I tell ya, Mary is one tough broad for listening to this endless drivel.
I agree with heydave. How does Mary endure all this endless prattle, without snapping; ''Get to the POINT, already!'' I wonder if 14 year old girls all over the country will now use Mary Worth as ''proof'' that their undying love for their latest crush will last for all eternity?
Not to be too harsh but any 14 year old girl who is reading Mary Worth is probably doomed to a loveless life.
Perhaps Gina is only attracted to 14 year old boys. That would be SOMETHING else.
I would just love to know what Mary's verbal "?" sounded like?
Anonymous, maybe she just said "Question mark" ???
Gina: And there's something else.
Mary: Question mark!
@Maude -- they've got "Twilight" for that.
@James -- LOL. Literally. :-)
Shmoopie, you beat me to it! I can't wait to see tomorrow's strip, in which Gina, having captured her lunch, shakes her head like a T. Rex with a raptor in its mouth, and her ponytail bounces and FINALLY loses its straight edge.
Maybe that's the explanation for the carnivorous plants, too...it's Jurassic Park: Charterstone.
Poor little miniature human in the orange shirt.
--Beagle Vet
@James, I laughed out loud, too -- which was not such a good thing, since I'm in the 'quiet room' of the health sciences library.
Didn't Victor Borge used to make sounds for various sorts of punctuation?
Wow, that's really showing my age ... as if weren't bad enough that about half of my fellow students were born the year I graduated from college.
Mary, here is the Victor Borge routine adding sounds to puncuation including the question mark....http://www.youtube.com/watch?v=N7L02tCNi0I Now we know what Mary actually said.
http://www.youtube.com/watch?v=N7L02tCNi0I
This is Victor Borge's puncuation routine including the question mark. Now we know what Mary actually said.
No man seems to be quite right for Gina. Even Giella hates her.
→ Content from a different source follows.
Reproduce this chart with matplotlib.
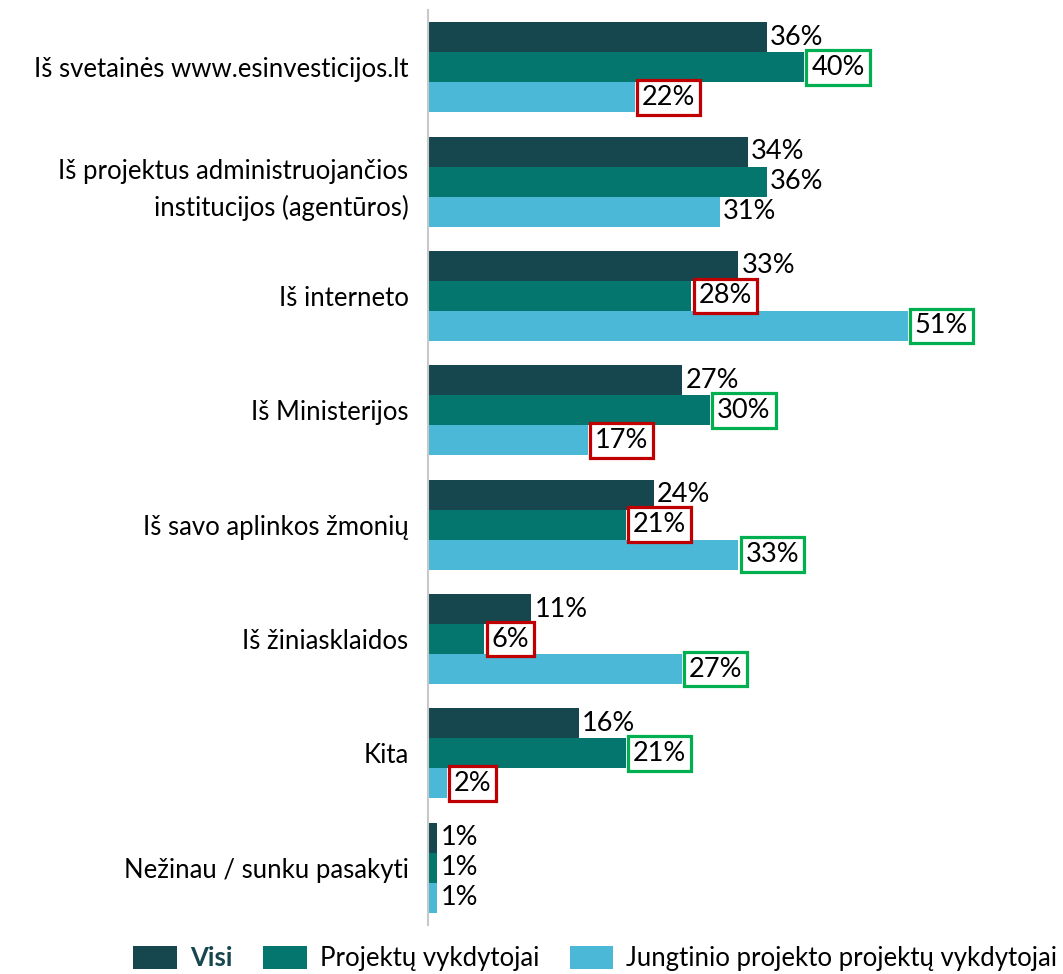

After all, her story involves a gruesome mob-related killing! In New York! And what does he give her? A ridiculously large skateboard, days and weeks in a diner, or in some park. Every other character affected by violence gets at least one action scene. We shouldn't expect anything as dramatic as Scott Hewlett's warehouse scene (although that would have been nice) because his was a first-hand experience. But Gina's story is very similar to Dr. Mike Roberts' story. His father's brush with murder kept him from love too, only his story got several gritty New York action scenes.
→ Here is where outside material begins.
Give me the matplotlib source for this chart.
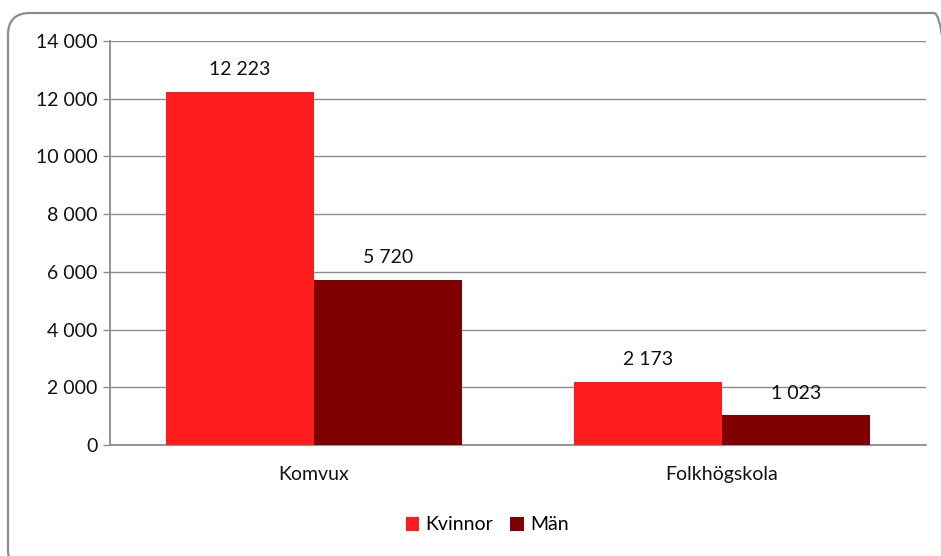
import matplotlib
matplotlib.use("Agg")
import matplotlib.pyplot as plt
from matplotlib.patches import FancyBboxPatch
from matplotlib.ticker import FuncFormatter
import numpy as np

categories = ["Komvux", "Folkhögskola"]
kvinnor = [12223, 2173]
man = [5720, 1023]
series_names = ["Kvinnor", "Män"]
yticks = [0, 2000, 4000, 6000, 8000, 10000, 12000, 14000]

plt.rcParams['font.family'] = ['Lato', 'DejaVu Sans']

W, H = 941, 556
FS = 14
TXT = '#111111'
fig = plt.figure(figsize=(W/100, H/100), dpi=100)

# rounded outer frame (extends past right/bottom edges, as in the reference)
x0, y0, x1, y1 = 8, 13, 956, 572
box = FancyBboxPatch((x0/W, (H-y1)/H), (x1-x0)/W, (y1-y0)/H,
                     boxstyle="round,pad=0,rounding_size=%f" % (22/W),
                     transform=fig.transFigure, facecolor='none',
                     edgecolor='#8c8c8c', linewidth=1.6, mutation_aspect=W/H,
                     zorder=-1)
fig.patches.append(box)

ax = fig.add_axes([110/W, (H-445)/H, (926-110)/W, (445-41)/H])
ax.set_facecolor('none')

x = np.arange(len(categories))
bw = 148/408
c1, c2 = '#FF1C1C', '#800000'
b1 = ax.bar(x - bw/2, kvinnor, bw, color=c1, label=series_names[0], zorder=3)
b2 = ax.bar(x + bw/2, man, bw, color=c2, label=series_names[1], zorder=3)

fmt = lambda v: f"{int(v):,}".replace(",", " ")
for bars, vals in ((b1, kvinnor), (b2, man)):
    for r, v in zip(bars, vals):
        ax.annotate(fmt(v), (r.get_x() + r.get_width()/2, v),
                    xytext=(0, 10), textcoords='offset points',
                    ha='center', va='bottom', fontsize=FS, color=TXT)

ax.set_xlim(-0.5, 1.5)
ax.set_ylim(0, 14000)
ax.set_yticks(yticks)
ax.yaxis.set_major_formatter(FuncFormatter(lambda v, p: fmt(v)))
ax.set_xticks(x)
ax.set_xticklabels(categories)
ax.tick_params(axis='x', length=0, pad=15, labelsize=FS, labelcolor=TXT)
ax.tick_params(axis='y', length=5, width=1, color='#8c8c8c', pad=4,
               labelsize=FS, labelcolor=TXT)
ax.grid(axis='y', color='#8c8c8c', linewidth=1, zorder=0)
for s in ['top', 'right']:
    ax.spines[s].set_visible(False)
for s in ['left', 'bottom']:
    ax.spines[s].set_color('#8c8c8c')
    ax.spines[s].set_linewidth(1.3)

fig.legend(handles=[b1, b2], labels=series_names, loc='center',
           bbox_to_anchor=(487/W, (H-525)/H), ncol=2, frameon=False,
           fontsize=FS, handlelength=0.7, handleheight=0.7,
           handletextpad=0.3, columnspacing=0.9)

fig.savefig("out.png", dpi=100)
Gina's story also involves the long illness and death of a dear mother. Giella could have illustrated (at the very least) a dramatic moment from her hospital bedside.
Poor Gina. Maybe she really is unlucky.
I spent far too much time on that.
Gina can't find peace in her present life because the "something else" in her past life is that she and Bobby traded places. They exchanged clothes under the tree and figured their parents would be forced to reunite them. Gina's parents were to distraught to notice, and Bobby has a very loose parental relationship. They have been cross-dressing all these years and "Gina" is tired of dating other guys. Of course he's unlucky in love!
Brick --
Now that made me laff...
hmmmm...could that "something else" be Bobby's baby? Remember that favorite tree and all those "i love you's"? Remember how it looked like Gina was getting a little...um...horizontal with Bobby? And all those protests (too much) that theirs was an "INNOCENT" love? Guess we'll see...
No, nothing in Moy's repertoire beyond chaste love. Although I could see Gena having a hysterical pregnancy given all those thoughts of love that she sends out and presumably receives.
Thanks for the Victor Borge! I love the way Dean Martin smokes through the first half of the act.
Well, there it is, the dramatic moment from a dying mother's bedside. Although this scene is a bit more narcissistic than I had imagined, it's nice to be out of the diner.
If only Gina's mob-related victim would have apologized to her before taking his last breath. A gruesome crime scene is guaranteed to jazz things up.
Maybe Gina has kidnapped a 14-year-old boy and is forcing him to look and act like Bobby.